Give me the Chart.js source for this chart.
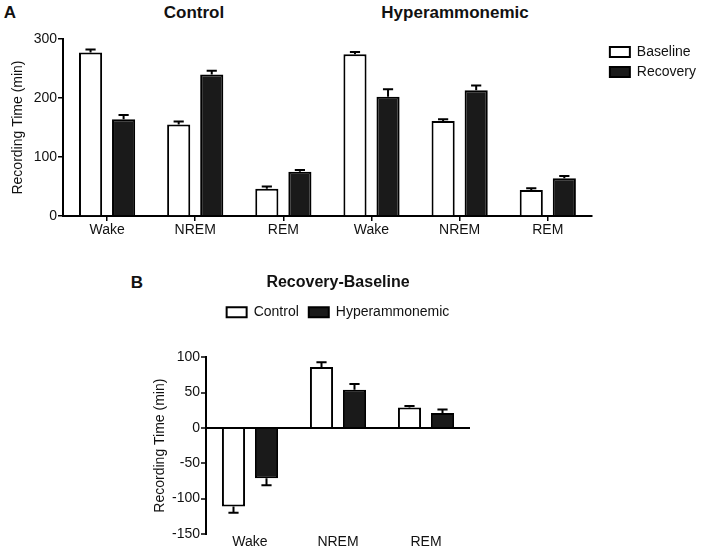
<!DOCTYPE html>
<html>
<head>
<meta charset="utf-8">
<script src="https://cdn.jsdelivr.net/npm/chart.js@4.4.0/dist/chart.umd.min.js"></script>
<style>
  html, body { margin: 0; padding: 0; background: #fff; }
  body { width: 706px; height: 552px; position: relative; overflow: hidden; font-family: 'Liberation Sans', Arial, sans-serif; }
  canvas { position: absolute; }
  .lbl { position: absolute; font-weight: bold; color: #111; transform: translate(-50%, -50%); white-space: nowrap; font-size: 17px; }
</style>
</head>
<body>
<div class="lbl" style="left:10px;top:13px">A</div>
<div class="lbl" style="left:194px;top:13px">Control</div>
<div class="lbl" style="left:455px;top:13px">Hyperammonemic</div>
<div class="lbl" style="left:137px;top:283px">B</div>
<canvas id="chartA" width="706" height="240" style="left:0;top:0"></canvas>
<canvas id="chartB" width="380" height="287" style="left:148px;top:265px"></canvas>
<script>
// panel A: time in each stage, control then hyperammonemic
const stages = ['Wake', 'NREM', 'REM', 'Wake', 'NREM', 'REM'];
const baseline = [277, 155, 46, 274, 161, 44];
const baselineSem = [5, 5, 4, 4, 3, 3];
const recovery = [164, 240, 75, 202, 213, 64];
const recoverySem = [7, 6, 3, 13, 8, 4];
const ticksA = [0, 100, 200, 300];

// panel B: recovery minus baseline
const diffStages = ['Wake', 'NREM', 'REM'];
const controlDiff = [-111, 86, 29];
const controlDiffSem = [9, 7, 2];
const hyperDiff = [-71, 54, 21];
const hyperDiffSem = [10, 8, 5];
const ticksB = [-150, -100, -50, 0, 50, 100];

Chart.defaults.font.family = "'Liberation Sans', Arial, sans-serif";
Chart.defaults.font.size = 14;
Chart.defaults.color = '#111';

// one-sided SEM bars, pointing away from zero
const errorBars = {
  id: 'errorBars',
  afterDatasetsDraw(chart) {
    const ctx = chart.ctx;
    const y = chart.scales.y;
    ctx.save();
    ctx.strokeStyle = '#000';
    ctx.lineWidth = 2;
    chart.data.datasets.forEach((ds, i) => {
      chart.getDatasetMeta(i).data.forEach((bar, j) => {
        const v = ds.data[j];
        const end = v >= 0 ? v + ds.errors[j] : v - ds.errors[j];
        const y0 = y.getPixelForValue(v);
        const y1 = y.getPixelForValue(end);
        const cap = bar.width * 0.22;
        ctx.beginPath();
        ctx.moveTo(bar.x, y0);
        ctx.lineTo(bar.x, y1);
        ctx.moveTo(bar.x - cap, y1);
        ctx.lineTo(bar.x + cap, y1);
        ctx.stroke();
      });
    });
    ctx.restore();
  }
};

const yTitle = { display: true, text: 'Recording Time (min)', font: { size: 14 }, padding: { top: 4, bottom: 4 } };
const hidden = { display: true, grid: { display: false, drawTicks: false }, border: { display: false }, ticks: { display: false } };

new Chart(document.getElementById('chartA'), {
  type: 'bar',
  data: {
    labels: stages,
    datasets: [
      { label: 'Baseline', data: baseline, errors: baselineSem, backgroundColor: '#fff', borderColor: '#000', borderWidth: 2 },
      { label: 'Recovery', data: recovery, errors: recoverySem, backgroundColor: '#1a1a1a', borderColor: '#000', borderWidth: 2 }
    ]
  },
  options: {
    responsive: false,
    animation: false,
    categoryPercentage: 0.75,
    barPercentage: 0.7,
    layout: { padding: { top: 39, left: 6, right: 0, bottom: 0 } },
    plugins: {
      legend: { position: 'right', align: 'start', labels: { boxWidth: 20, boxHeight: 10, padding: 6 } },
      tooltip: { enabled: false }
    },
    scales: {
      x: {
        grid: { drawOnChartArea: false, offset: false, tickLength: 5, color: '#000', lineWidth: 1.5 },
        border: { color: '#000', width: 2 },
        ticks: { padding: 1 },
        afterFit: s => { s.height = 24; }
      },
      y: {
        min: ticksA[0],
        max: ticksA[ticksA.length - 1],
        ticks: { stepSize: ticksA[1] - ticksA[0], padding: 1 },
        grid: { drawOnChartArea: false, tickLength: 5, color: '#000', lineWidth: 1.5 },
        border: { color: '#000', width: 2 },
        title: yTitle,
        afterFit: s => { s.width = 57; }
      },
      y2: Object.assign({ type: 'linear', position: 'right', afterFit: s => { s.width = 12; } }, hidden)
    }
  },
  plugins: [errorBars]
});

new Chart(document.getElementById('chartB'), {
  type: 'bar',
  data: {
    labels: diffStages,
    datasets: [
      { label: 'Control', data: controlDiff, errors: controlDiffSem, backgroundColor: '#fff', borderColor: '#000', borderWidth: 2 },
      { label: 'Hyperammonemic', data: hyperDiff, errors: hyperDiffSem, backgroundColor: '#1a1a1a', borderColor: '#000', borderWidth: 2 }
    ]
  },
  options: {
    responsive: false,
    animation: false,
    categoryPercentage: 0.75,
    barPercentage: 0.7,
    layout: { padding: 0 },
    plugins: {
      title: { display: true, text: 'Recovery-Baseline', font: { size: 16, weight: 'bold' }, padding: { top: 8, bottom: 3 } },
      legend: { position: 'top', labels: { boxWidth: 20, boxHeight: 10, padding: 10 } },
      tooltip: { enabled: false }
    },
    scales: {
      x: {
        grid: { display: false, drawTicks: false },
        border: { display: false },
        ticks: { padding: 0 },
        afterFit: s => { s.height = 18; }
      },
      x2: Object.assign({ type: 'category', position: 'top', afterFit: s => { s.height = 28; } }, hidden),
      y: {
        min: ticksB[0],
        max: ticksB[ticksB.length - 1],
        ticks: { stepSize: ticksB[1] - ticksB[0], padding: 1 },
        grid: {
          color: c => c.tick && c.tick.value === 0 ? '#000' : 'rgba(0,0,0,0)',
          lineWidth: 2,
          tickColor: '#000',
          tickWidth: 1.5,
          tickLength: 5
        },
        border: { color: '#000', width: 2 },
        title: yTitle,
        afterFit: s => { s.width = 58; }
      },
      y2: Object.assign({ type: 'linear', position: 'right', afterFit: s => { s.width = 58; } }, hidden)
    }
  },
  plugins: [errorBars]
});
</script>
</body>
</html>
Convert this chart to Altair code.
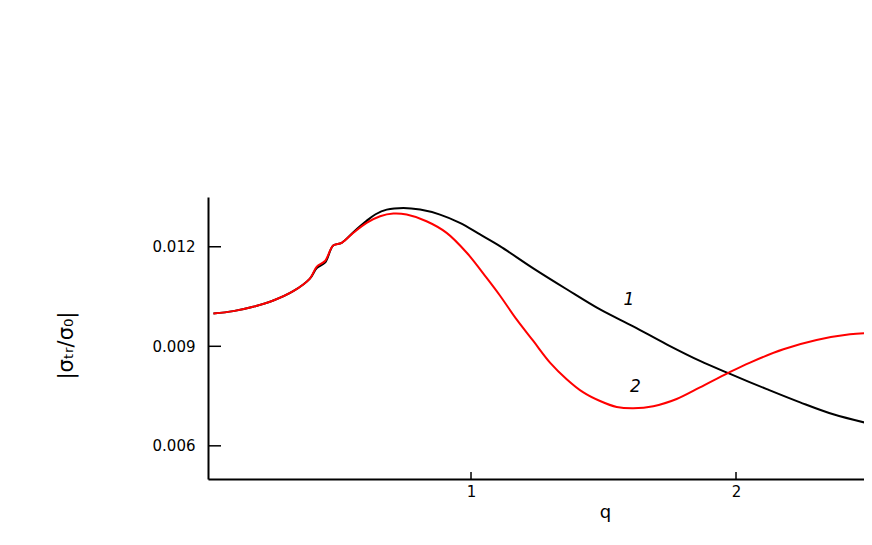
import altair as alt
import pandas as pd

# curve 1 (black)
q1 = [0.028, 0.103, 0.178, 0.254, 0.329, 0.392, 0.418, 0.449, 0.480, 0.512, 0.556, 0.606, 0.640,
      0.682, 0.745, 0.808, 0.883, 0.958, 1.034, 1.109, 1.235, 1.361, 1.487, 1.612, 1.738, 1.864,
      1.971, 2.116, 2.242, 2.367, 2.513]
v1 = [0.00999, 0.01006, 0.01019, 0.01038, 0.01066, 0.01104, 0.01136, 0.01152, 0.01204, 0.01212,
      0.01244, 0.01278, 0.01298, 0.01312, 0.01317, 0.01312, 0.01297, 0.01272, 0.01237, 0.01202,
      0.01135, 0.01072, 0.01011, 0.00960, 0.00906, 0.00856, 0.00819, 0.00771, 0.00731, 0.00695,
      0.00665]
# curve 2 (red)
q2 = [0.028, 0.103, 0.178, 0.254, 0.329, 0.392, 0.418, 0.449, 0.480, 0.512, 0.556, 0.606, 0.657,
      0.707, 0.757, 0.832, 0.908, 0.984, 1.059, 1.109, 1.172, 1.235, 1.298, 1.361, 1.424, 1.487,
      1.550, 1.612, 1.688, 1.776, 1.864, 1.971, 2.053, 2.179, 2.304, 2.430, 2.513]
v2 = [0.00999, 0.01006, 0.01019, 0.01038, 0.01066, 0.01104, 0.01140, 0.01157, 0.01204, 0.01212,
      0.01242, 0.01272, 0.01292, 0.01300, 0.01297, 0.01277, 0.01242, 0.01182, 0.01106, 0.01053,
      0.00981, 0.00916, 0.00851, 0.00801, 0.00761, 0.00735, 0.00717, 0.00713, 0.00719, 0.00741,
      0.00776, 0.00820, 0.00851, 0.00891, 0.00919, 0.00936, 0.00941]

x_ticks = [1, 2]
y_ticks = [0.006, 0.009, 0.012]

label_text = ["1", "2"]
label_q = [1.596, 1.620]
label_v = [0.01041, 0.00777]

df = pd.concat([
    pd.DataFrame({"q": q1, "v": v1, "curve": "1"}),
    pd.DataFrame({"q": q2, "v": v2, "curve": "2"}),
])
xt = pd.DataFrame({"q": x_ticks})
yt = pd.DataFrame({"v": y_ticks})
lab = pd.DataFrame({"t": label_text, "q": label_q, "v": label_v})

xs = alt.Scale(domain=[0.0075, 2.483], nice=False, zero=False)
ys = alt.Scale(domain=[0.005, 0.0135], nice=False, zero=False)

FONT = "DejaVu Sans"

lines = alt.Chart(df).mark_line(strokeWidth=2, interpolate="catmull-rom", clip=True).encode(
    x=alt.X("q:Q", scale=xs, axis=alt.Axis(
        values=x_ticks, format="d", tickSize=0, grid=False, labelPadding=5,
        labelFont=FONT, labelFontSize=15, labelColor="black",
        domainColor="black", domainWidth=2,
        title="q", titleFont=FONT, titleFontSize=18, titleFontWeight="normal",
        titleX=397, titleY=24, titleColor="black")),
    y=alt.Y("v:Q", scale=ys, axis=alt.Axis(
        values=y_ticks, format=".3f", tickSize=0, grid=False, labelPadding=13,
        labelFont=FONT, labelFontSize=15, labelColor="black",
        domainColor="black", domainWidth=2,
        title="|σₜᵣ/σ₀|", titleFont=FONT, titleFontSize=21, titleFontWeight="normal",
        titleAngle=270, titleX=-132, titleY=148, titleColor="black")),
    color=alt.Color("curve:N", scale=alt.Scale(domain=["1", "2"], range=["#000000", "#ff0000"]),
                    legend=None),
    detail="curve:N",
)

ytick_marks = alt.Chart(yt).mark_rule(color="black", strokeWidth=1.5).encode(
    y=alt.Y("v:Q", scale=ys), x=alt.value(0), x2=alt.value(13))
xtick_marks = alt.Chart(xt).mark_rule(color="black", strokeWidth=1.5).encode(
    x=alt.X("q:Q", scale=xs), y=alt.value(282), y2=alt.value(275))

labels = alt.Chart(lab).mark_text(font=FONT, fontSize=17, fontStyle="italic", color="black").encode(
    x=alt.X("q:Q", scale=xs), y=alt.Y("v:Q", scale=ys), text="t:N")

chart = alt.layer(lines, ytick_marks, xtick_marks, labels).properties(
    width=656, height=282,
    background="white",
    autosize=alt.AutoSizeParams(type="none"),
    padding={"left": 200, "top": 189, "right": 0, "bottom": 48},
).configure_view(stroke=None)

chart.save("out.html", embed_options={"renderer": "svg", "actions": False})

=====

* [EXERCISE DETAILS]: Locate all lines that include the word "this" and copy them out.

* [SOLVED EXERCISE]:
Give me the Chart.js source for this chart.
Convert this chart to Altair code.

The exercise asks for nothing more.